▸ **INFORMATION PROVIDED**:
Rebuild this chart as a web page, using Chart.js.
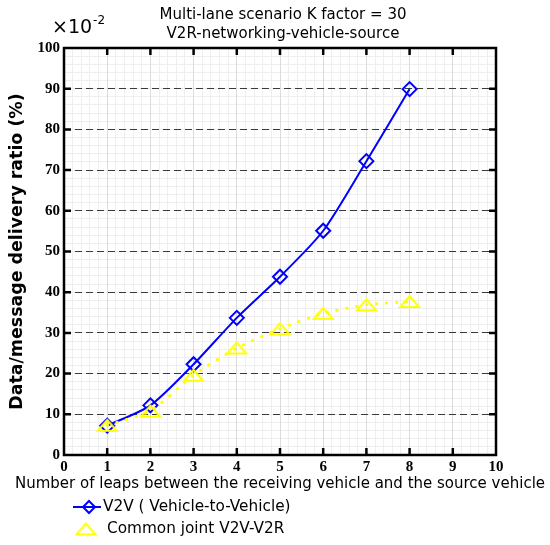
<!DOCTYPE html>
<html>
<head>
<meta charset="utf-8">
<script src="https://cdn.jsdelivr.net/npm/chart.js@4/dist/chart.umd.min.js"></script>
<style>
  html, body { margin: 0; padding: 0; background: #fff; }
  canvas { display: block; }
</style>
</head>
<body>
<canvas id="leapChart" width="550" height="545"></canvas>
<script>
    // hops between receiving and source vehicle
    const hops = [1, 2, 3, 4, 5, 6, 7, 8];
    // delivery ratio (x10^-2)
    const v2v = [7.2, 12.2, 22.3, 33.7, 43.8, 55.1, 72.2, 89.9];
    const joint = [7.3, 10.8, 19.6, 26.3, 31.0, 34.8, 36.9, 37.7];
    const seriesNames = ['V2V ( Vehicle-to-Vehicle)', 'Common joint V2V-V2R'];
    const titleLines = ['Multi-lane scenario K factor = 30', 'V2R-networking-vehicle-source'];
    const xTitle = 'Number of leaps between the receiving vehicle and the source vehicle';
    const yTitle = 'Data/message delivery ratio (%)';

    const BLUE = '#0000ff';
    const YELLOW = '#ffff00';
    const SANS = "'DejaVu Sans', Verdana, sans-serif";
    const SERIF = "'Liberation Serif', 'Times New Roman', serif";

    // flat open triangle like the matlab marker
    function triMarker(w, h) {
        const c = document.createElement('canvas');
        c.width = w + 4; c.height = h + 4;
        const g = c.getContext('2d');
        g.strokeStyle = YELLOW;
        g.lineWidth = 2;
        g.beginPath();
        g.moveTo(2, h + 2);
        g.lineTo(w / 2 + 2, 2);
        g.lineTo(w + 2, h + 2);
        g.closePath();
        g.stroke();
        return c;
    }
    const tri = triMarker(19, 11);

    const toPoints = ys => hops.map((h, i) => ({x: h, y: ys[i]}));

    // frame, inward ticks, titles, exponent and legend
    const decor = {
        id: 'decor',
        afterDraw(chart) {
            const {ctx, chartArea: a, scales} = chart;
            const xs = scales.x, ys = scales.y;
            ctx.save();
            ctx.strokeStyle = '#000';
            ctx.lineWidth = 2.5;
            ctx.beginPath();
            for (let v = 1; v < 10; v++) {
                const px = xs.getPixelForValue(v);
                ctx.moveTo(px, a.bottom); ctx.lineTo(px, a.bottom - 7);
                ctx.moveTo(px, a.top); ctx.lineTo(px, a.top + 7);
            }
            for (let v = 10; v < 100; v += 10) {
                const py = ys.getPixelForValue(v);
                ctx.moveTo(a.left, py); ctx.lineTo(a.left + 7, py);
                ctx.moveTo(a.right, py); ctx.lineTo(a.right - 7, py);
            }
            ctx.stroke();
            ctx.strokeRect(a.left, a.top, a.right - a.left, a.bottom - a.top);

            ctx.fillStyle = '#000';
            ctx.textAlign = 'center';
            ctx.textBaseline = 'middle';
            ctx.font = '15px ' + SANS;
            ctx.fillText(titleLines[0], 283, 15);
            ctx.fillText(titleLines[1], 283, 34.5);

            // x axis title, wider than the axes
            ctx.font = '15px ' + SANS;
            ctx.fillText(xTitle, 280, 484);

            ctx.textAlign = 'left';
            ctx.textBaseline = 'alphabetic';
            ctx.font = '19px ' + SANS;
            ctx.fillText('\u00d710', 52, 33);
            const w10 = ctx.measureText('\u00d710').width;
            ctx.font = '12px ' + SANS;
            ctx.fillText('-2', 52 + w10 + 1, 24);

            // legend
            ctx.font = '15.3px ' + SANS;
            ctx.textBaseline = 'middle';
            let y = 507;
            ctx.strokeStyle = BLUE;
            ctx.lineWidth = 2;
            ctx.beginPath(); ctx.moveTo(73, y); ctx.lineTo(101, y); ctx.stroke();
            ctx.beginPath();
            ctx.moveTo(89, y - 6); ctx.lineTo(95, y); ctx.lineTo(89, y + 6); ctx.lineTo(83, y);
            ctx.closePath(); ctx.stroke();
            ctx.fillText(seriesNames[0], 103, y);
            y = 529;
            ctx.drawImage(tri, 86 - tri.width / 2, y - tri.height / 2);
            ctx.fillText(seriesNames[1], 107, y);
            ctx.restore();
        }
    };

    const config = {
        type: 'line',
        data: {
            datasets: [{
                label: seriesNames[0],
                data: toPoints(v2v),
                borderColor: BLUE,
                borderWidth: 2,
                tension: 0.25,
                pointStyle: 'rectRot',
                pointRadius: 7,
                pointBorderWidth: 2,
                pointBorderColor: BLUE,
                pointBackgroundColor: 'rgba(255,255,255,0)',
                order: 1
            }, {
                label: seriesNames[1],
                data: toPoints(joint),
                borderColor: YELLOW,
                borderWidth: 3,
                borderDash: [0.5, 9.5],
                borderCapStyle: 'round',
                tension: 0.2,
                pointStyle: tri,
                pointRadius: 8,
                order: 0
            }]
        },
        options: {
            responsive: false,
            animation: false,
            layout: { padding: { top: 48, right: 54, left: 0, bottom: 50 } },
            plugins: {
                legend: { display: false },
                title: { display: false },
                tooltip: { enabled: false }
            },
            scales: {
                xMinor: {
                    type: 'linear', position: 'bottom', min: 0, max: 10,
                    ticks: { display: false, stepSize: 0.2 },
                    grid: { color: '#efefef', drawTicks: false, z: -2 },
                    border: { display: false },
                    afterFit: s => { s.height = 0; }
                },
                yMinor: {
                    type: 'linear', position: 'left', min: 0, max: 100,
                    ticks: { display: false, stepSize: 2 },
                    grid: { color: '#efefef', drawTicks: false, z: -2 },
                    border: { display: false },
                    afterFit: s => { s.width = 0; }
                },
                x: {
                    type: 'linear', position: 'bottom', min: 0, max: 10,
                    ticks: { stepSize: 1, color: '#000', padding: 3,
                             font: { family: SERIF, size: 15, weight: 'bold' } },
                    grid: { color: '#dcdcdc', drawTicks: false },
                    border: { display: false },
                    afterFit: s => { s.height = 40; }
                },
                y: {
                    type: 'linear', position: 'left', min: 0, max: 100,
                    ticks: { stepSize: 10, color: '#000', padding: 4,
                             font: { family: SERIF, size: 15, weight: 'bold' } },
                    grid: { color: '#3a3a3a', lineWidth: 1, drawTicks: false },
                    border: { display: false, dash: [7, 4] },
                    title: { display: true, text: yTitle, color: '#000',
                             padding: { top: 7, bottom: 0 },
                             font: { family: SANS, size: 17.4, weight: 'bold' } },
                    afterFit: s => { s.width = 64; }
                }
            }
        },
        plugins: [decor]
    };

    new Chart(document.getElementById('leapChart'), config);
</script>
</body>
</html>
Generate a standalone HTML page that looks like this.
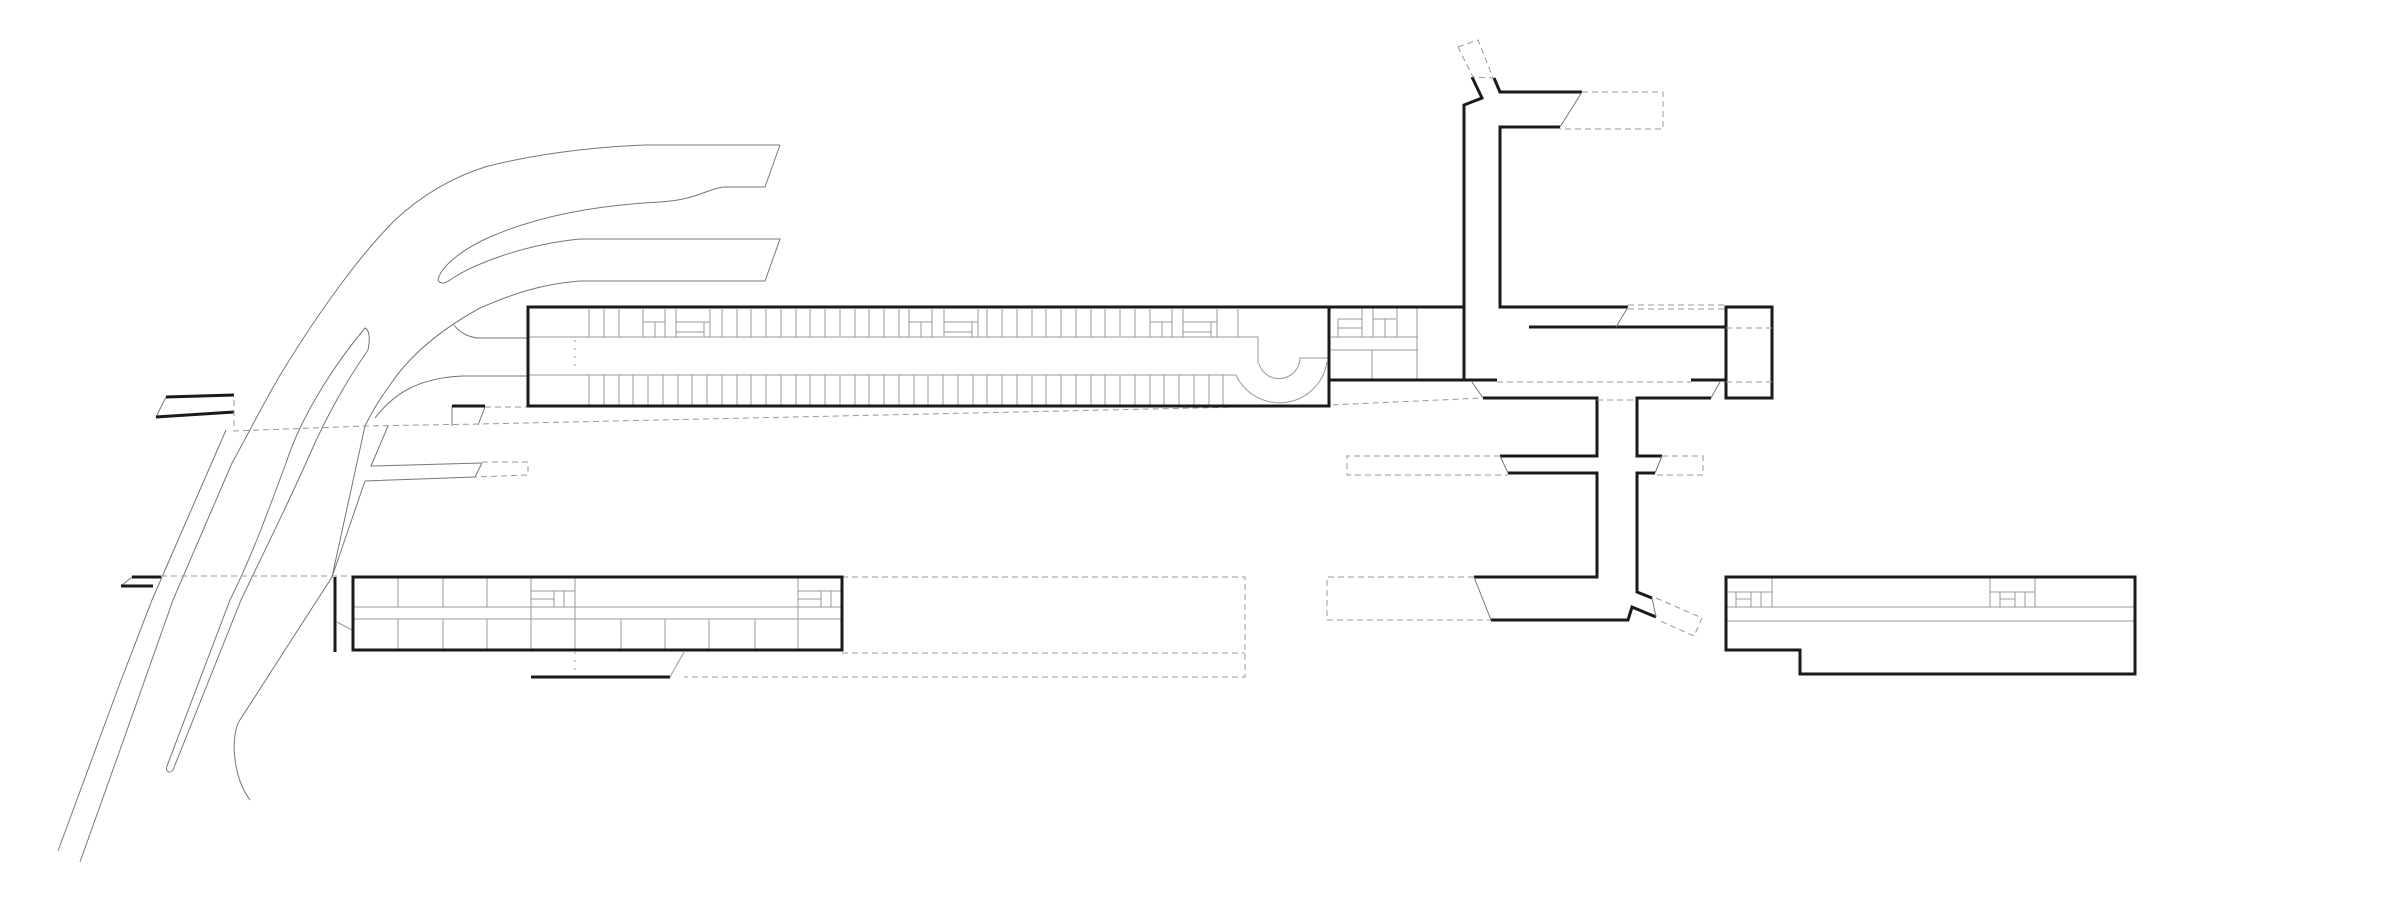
<!DOCTYPE html>
<html><head><meta charset="utf-8"><style>html,body{margin:0;padding:0;background:#fff}svg{display:block}</style></head>
<body>
<svg width="2381" height="900" viewBox="0 0 2381 900" xmlns="http://www.w3.org/2000/svg" fill="none" stroke-linejoin="miter">
<!-- roads -->
<g stroke="#777" stroke-width="1">
<path d="M780 145 L645 145 C590 147 530 155 485 167 C450 178 420 197 395 220 C360 255 320 310 282 372 C265 400 245 440 232 463 L173 600 L120 750 L80 862"/>
<path d="M780 145 L765 187 L723 187 C705 190 695 200 660 202 C600 205 540 215 490 237 C460 250 440 268 438 280 C440 284 444 284 450 280 C470 266 520 245 580 239 L780 239 L765 281 L580 281 C540 284 510 295 480 308 C440 330 410 355 390 385 C375 405 368 420 365 426 L332 577 L238 723 C230 745 235 780 250 800"/>
<path d="M454 325 C460 333 470 338 480 338 L528 338"/>
<path d="M375 418 C395 392 420 378 462 376 L528 376"/>
<path d="M365 328 C370 330 370 340 368 350 C340 390 320 430 306 463 C285 510 260 560 241 600 L173 770 C170 774 165 772 167 766 L230 600 C250 560 265 520 286 463 C300 420 330 370 365 328 Z"/>
<path d="M226 430 L152 600 L120 683 L58 851"/>
<path d="M388 426 L371 466 L482 463"/>
<path d="M475 477 L365 481 L332 577"/>
<path d="M156 417 L166 397"/>
<path d="M121 586 L132 577"/>
<path d="M452 406 L452 426"/><path d="M485 407 L478 425"/><path d="M482 463 L475 477"/>
</g>
<g stroke="#1a1a1a" stroke-width="3">
<path d="M166 397 L234 395"/><path d="M156 417 L234 412"/>
<path d="M452 406 L485 406"/>
<path d="M132 577 L161 577"/><path d="M121 586 L153 586"/>
<path d="M335 577 L335 652"/>
</g>
<g stroke="#999" stroke-width="1" stroke-dasharray="6,4">
<path d="M234 400 L234 431 L365 426 L480 424 L1330 405 L1483 398"/>
<path d="M485 407 L528 407"/>
<path d="M482 462 L528 462 L528 475 L475 477"/>
<path d="M161 576 L352 576"/>
<path d="M842 577 L1245 577 L1245 677 L684 677"/>
<path d="M842 653 L1245 653"/>
</g>
<!-- main parking block -->
<g stroke="#999" stroke-width="1">
<path d="M528 337 L1258 337 L1258 364"/>
<path d="M528 375 L1236 375"/>
<path d="M1259 364 A21 21 0 0 0 1300 358 L1328 358"/>
<path d="M1236 375 A48 48 0 0 0 1327 362"/>
<path d="M589 375V405M604 375V405M619 375V405M633 375V405M648 375V405M663 375V405M678 375V405M692 375V405M707 375V405M722 375V405M737 375V405M751 375V405M766 375V405M781 375V405M796 375V405M810 375V405M825 375V405M840 375V405M855 375V405M869 375V405M884 375V405M899 375V405M914 375V405M928 375V405M943 375V405M958 375V405M973 375V405M987 375V405M1002 375V405M1017 375V405M1032 375V405M1046 375V405M1061 375V405M1076 375V405M1091 375V405M1105 375V405M1120 375V405M1135 375V405M1150 375V405M1164 375V405M1179 375V405M1194 375V405M1209 375V405M1223 375V405"/>
<path d="M589 309V337M604 309V337M619 309V337M643 309V337M665 309V337M676 309V337M710 309V337M722 309V337M737 309V337M751 309V337M766 309V337M781 309V337M796 309V337M810 309V337M825 309V337M840 309V337M855 309V337M869 309V337M884 309V337M899 309V337M909 309V337M932 309V337M944 309V337M978 309V337M987 309V337M1002 309V337M1017 309V337M1032 309V337M1046 309V337M1061 309V337M1076 309V337M1091 309V337M1105 309V337M1120 309V337M1135 309V337M1150 309V337M1172 309V337M1183 309V337M1217 309V337M1238 309V337"/>
<path d="M643 322H665M655 322V337M676 322H710M676 332H704M704 322V337M909 322H932M921 322V337M944 322H978M944 332H972M972 322V337M1150 322H1172M1162 322V337M1183 322H1217M1183 332H1211M1211 322V337"/>
<path d="M575 340V372" stroke-dasharray="2,6"/>
</g>
<rect x="528" y="307" width="801" height="99" stroke="#1a1a1a" stroke-width="3"/>
<!-- right section of main block -->
<g stroke="#999" stroke-width="1">
<path d="M1330 337H1418M1330 350H1418M1372 350V380M1417 307V380M1338 319H1362M1338 319V337M1338 328H1362M1362 307V337M1373 307V337M1373 319H1396M1385 319V337M1397 307V337"/>
</g>
<g stroke="#1a1a1a" stroke-width="3">
<path d="M1329 307 L1464 307"/>
<path d="M1330 380 L1497 380"/>
<path d="M1464 380 L1464 105 L1482 98 L1472 77"/>
<path d="M1494 78 L1500 92 L1582 92"/>
<path d="M1560 127 L1500 127 L1500 307 L1628 307"/>
<path d="M1529 327 L1726 327"/>
<path d="M1691 380 L1726 380"/>
<path d="M1483 398 L1597 398 L1597 456 L1500 456"/>
<path d="M1508 473 L1597 473 L1597 577 L1474 577"/>
<path d="M1491 620 L1628 620 L1632 607 L1656 617"/>
<path d="M1711 398 L1637 398 L1637 456 L1662 456"/>
<path d="M1655 473 L1637 473 L1637 592 L1652 598"/>
<rect x="1726" y="307" width="46" height="91"/>
</g>
<g stroke="#777" stroke-width="1">
<path d="M1560 127 L1582 92"/><path d="M1616 327 L1628 307"/>
<path d="M1472 382 L1483 398"/><path d="M1711 398 L1720 382"/>
<path d="M1500 456 L1508 473"/><path d="M1662 456 L1655 473"/>
<path d="M1474 577 L1491 620"/>
<path d="M1652 598 L1656 617"/>
</g>
<g stroke="#999" stroke-width="1" stroke-dasharray="6,4">
<path d="M1458 47 L1478 40 L1493 78 L1473 77 Z"/>
<path d="M1582 92 L1663 92 L1663 129 L1560 129"/>
<path d="M1628 305 L1726 305M1628 309 L1726 309"/>
<path d="M1726 328 L1772 328M1726 382 L1772 382"/>
<path d="M1497 382 L1691 382"/>
<path d="M1597 400 L1637 400"/>
<path d="M1500 456 L1347 456 L1347 475 L1508 475"/>
<path d="M1662 456 L1703 456 L1703 475 L1655 475"/>
<path d="M1474 577 L1327 577 L1327 620 L1491 620"/>
<path d="M1656 598 L1702 618 L1694 636 L1658 620"/>
</g>
<!-- bottom left block -->
<g stroke="#999" stroke-width="1">
<path d="M353 607H842M353 619H842"/>
<path d="M398 577V607M443 577V607M487 577V607M531 577V650M575 577V650M398 619V650M443 619V650M487 619V650M621 619V650M665 619V650M709 619V650M755 619V650M798 577V650"/>
<path d="M531 591H575M531 599H554M554 591V607M564 591V607M798 591H842M798 599H821M821 591V607M831 591V607"/>
<path d="M670 677 L684 652"/><path d="M337 622 L352 630"/>
<path d="M575 652V677" stroke-dasharray="2,6"/>
</g>
<rect x="353" y="577" width="489" height="73" stroke="#1a1a1a" stroke-width="3"/>
<path d="M531 677 L670 677" stroke="#1a1a1a" stroke-width="3"/>
<!-- bottom right block -->
<g stroke="#999" stroke-width="1">
<path d="M1726 607H2135M1726 621H2135"/>
<path d="M1726 592H1772M1772 577V607M1736 592V607M1751 592V607M1761 592V607M1736 599H1751"/>
<path d="M1990 577V607M2035 577V607M1990 592H2035M2000 592V607M2015 592V607M2025 592V607M2000 599H2015"/>
</g>
<path d="M1726 577 L2135 577 L2135 674 L1800 674 L1800 650 L1726 650 Z" stroke="#1a1a1a" stroke-width="3"/>
</svg>
</body></html>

▸ **SHORT EXERCISE**:
Gather every line from the listing above in which the word "like" appears.

▸ **PROBLEM SOLUTION**:
    // flat open triangle like the matlab marker
Generate a standalone HTML page that looks like this.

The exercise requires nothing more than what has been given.